TO BE DONE -> Extract, exactly, the lines from the line containing "Output the web" to the line containing "var chart = echarts.init(document.getElementById('chart'));", with both lines included and any pictures left out.

.....

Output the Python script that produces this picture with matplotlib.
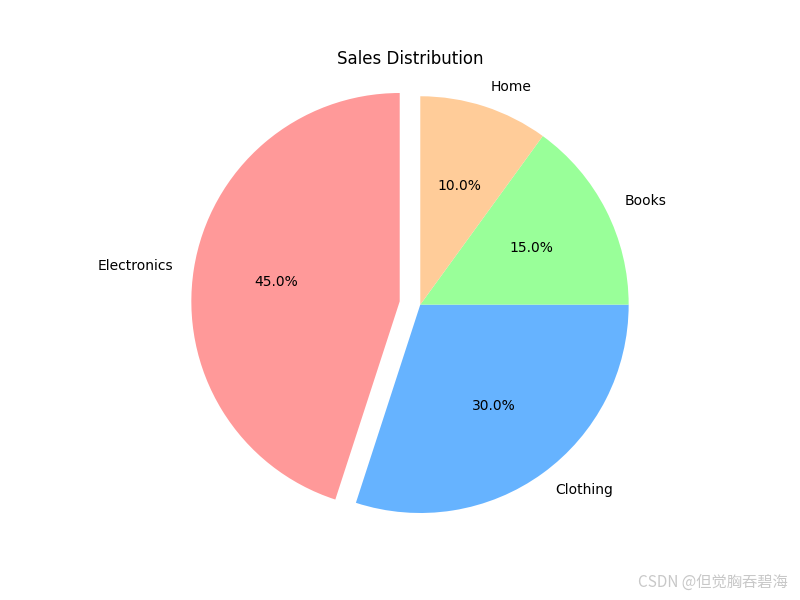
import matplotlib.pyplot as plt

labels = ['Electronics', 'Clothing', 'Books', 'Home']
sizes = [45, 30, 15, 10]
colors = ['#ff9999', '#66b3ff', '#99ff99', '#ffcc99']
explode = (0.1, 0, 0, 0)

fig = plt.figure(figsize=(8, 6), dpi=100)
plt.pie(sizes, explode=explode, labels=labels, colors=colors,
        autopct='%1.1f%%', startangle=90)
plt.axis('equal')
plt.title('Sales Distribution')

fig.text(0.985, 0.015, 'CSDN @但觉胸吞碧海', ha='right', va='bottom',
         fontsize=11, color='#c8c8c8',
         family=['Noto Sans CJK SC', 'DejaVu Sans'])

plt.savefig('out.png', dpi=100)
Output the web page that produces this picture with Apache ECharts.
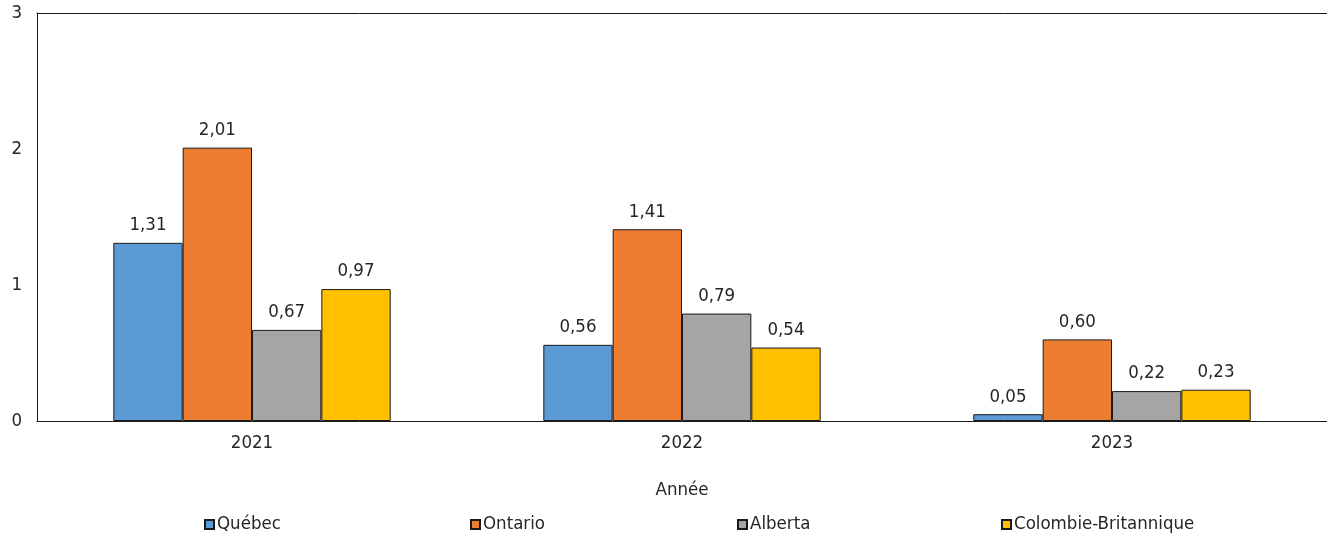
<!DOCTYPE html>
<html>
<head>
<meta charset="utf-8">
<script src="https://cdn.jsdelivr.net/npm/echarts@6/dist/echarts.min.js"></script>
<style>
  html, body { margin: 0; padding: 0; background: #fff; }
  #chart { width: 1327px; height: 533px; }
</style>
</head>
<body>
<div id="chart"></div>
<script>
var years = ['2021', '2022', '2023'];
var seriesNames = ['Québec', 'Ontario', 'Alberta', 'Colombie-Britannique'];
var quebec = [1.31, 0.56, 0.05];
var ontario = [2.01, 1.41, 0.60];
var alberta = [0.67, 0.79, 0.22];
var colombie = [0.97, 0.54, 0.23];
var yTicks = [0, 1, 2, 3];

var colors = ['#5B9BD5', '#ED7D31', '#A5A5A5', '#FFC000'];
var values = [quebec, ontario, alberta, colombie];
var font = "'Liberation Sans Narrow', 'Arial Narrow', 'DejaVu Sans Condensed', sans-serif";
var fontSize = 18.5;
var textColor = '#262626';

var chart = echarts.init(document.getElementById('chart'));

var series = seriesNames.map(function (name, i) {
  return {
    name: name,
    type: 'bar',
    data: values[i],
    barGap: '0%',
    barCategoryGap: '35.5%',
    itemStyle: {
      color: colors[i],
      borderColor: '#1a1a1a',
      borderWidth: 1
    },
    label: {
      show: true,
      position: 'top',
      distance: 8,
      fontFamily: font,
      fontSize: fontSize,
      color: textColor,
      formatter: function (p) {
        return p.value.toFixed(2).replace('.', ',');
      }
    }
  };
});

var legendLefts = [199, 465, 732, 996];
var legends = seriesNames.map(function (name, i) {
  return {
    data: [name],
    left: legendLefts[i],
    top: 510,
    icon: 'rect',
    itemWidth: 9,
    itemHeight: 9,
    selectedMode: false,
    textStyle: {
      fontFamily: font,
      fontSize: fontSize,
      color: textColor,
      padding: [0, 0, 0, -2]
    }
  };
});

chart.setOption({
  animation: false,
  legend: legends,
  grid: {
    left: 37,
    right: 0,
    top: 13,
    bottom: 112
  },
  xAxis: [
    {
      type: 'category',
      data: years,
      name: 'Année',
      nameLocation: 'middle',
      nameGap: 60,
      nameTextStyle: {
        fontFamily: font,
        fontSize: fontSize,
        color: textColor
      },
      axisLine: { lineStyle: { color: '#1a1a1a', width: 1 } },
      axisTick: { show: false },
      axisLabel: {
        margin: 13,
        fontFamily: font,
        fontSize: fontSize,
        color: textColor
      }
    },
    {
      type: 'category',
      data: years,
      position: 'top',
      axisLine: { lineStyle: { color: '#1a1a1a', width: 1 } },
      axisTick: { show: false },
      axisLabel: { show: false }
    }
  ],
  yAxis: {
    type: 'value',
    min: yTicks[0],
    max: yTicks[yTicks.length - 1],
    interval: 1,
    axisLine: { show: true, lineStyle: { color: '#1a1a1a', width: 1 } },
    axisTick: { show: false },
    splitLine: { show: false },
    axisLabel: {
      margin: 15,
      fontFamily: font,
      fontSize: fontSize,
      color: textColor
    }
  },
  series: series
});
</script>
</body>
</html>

.....

OUTPUT OF THE EXERCISE ->
Output the web page that produces this picture with Apache ECharts.
<!DOCTYPE html>
<html>
<head>
<meta charset="utf-8">
<script src="https://cdn.jsdelivr.net/npm/echarts@6/dist/echarts.min.js"></script>
<style>
  html, body { margin: 0; padding: 0; background: #fff; }
  #chart { width: 1327px; height: 533px; }
</style>
</head>
<body>
<div id="chart"></div>
<script>
var years = ['2021', '2022', '2023'];
var seriesNames = ['Québec', 'Ontario', 'Alberta', 'Colombie-Britannique'];
var quebec = [1.31, 0.56, 0.05];
var ontario = [2.01, 1.41, 0.60];
var alberta = [0.67, 0.79, 0.22];
var colombie = [0.97, 0.54, 0.23];
var yTicks = [0, 1, 2, 3];

var colors = ['#5B9BD5', '#ED7D31', '#A5A5A5', '#FFC000'];
var values = [quebec, ontario, alberta, colombie];
var font = "'Liberation Sans Narrow', 'Arial Narrow', 'DejaVu Sans Condensed', sans-serif";
var fontSize = 18.5;
var textColor = '#262626';

var chart = echarts.init(document.getElementById('chart'));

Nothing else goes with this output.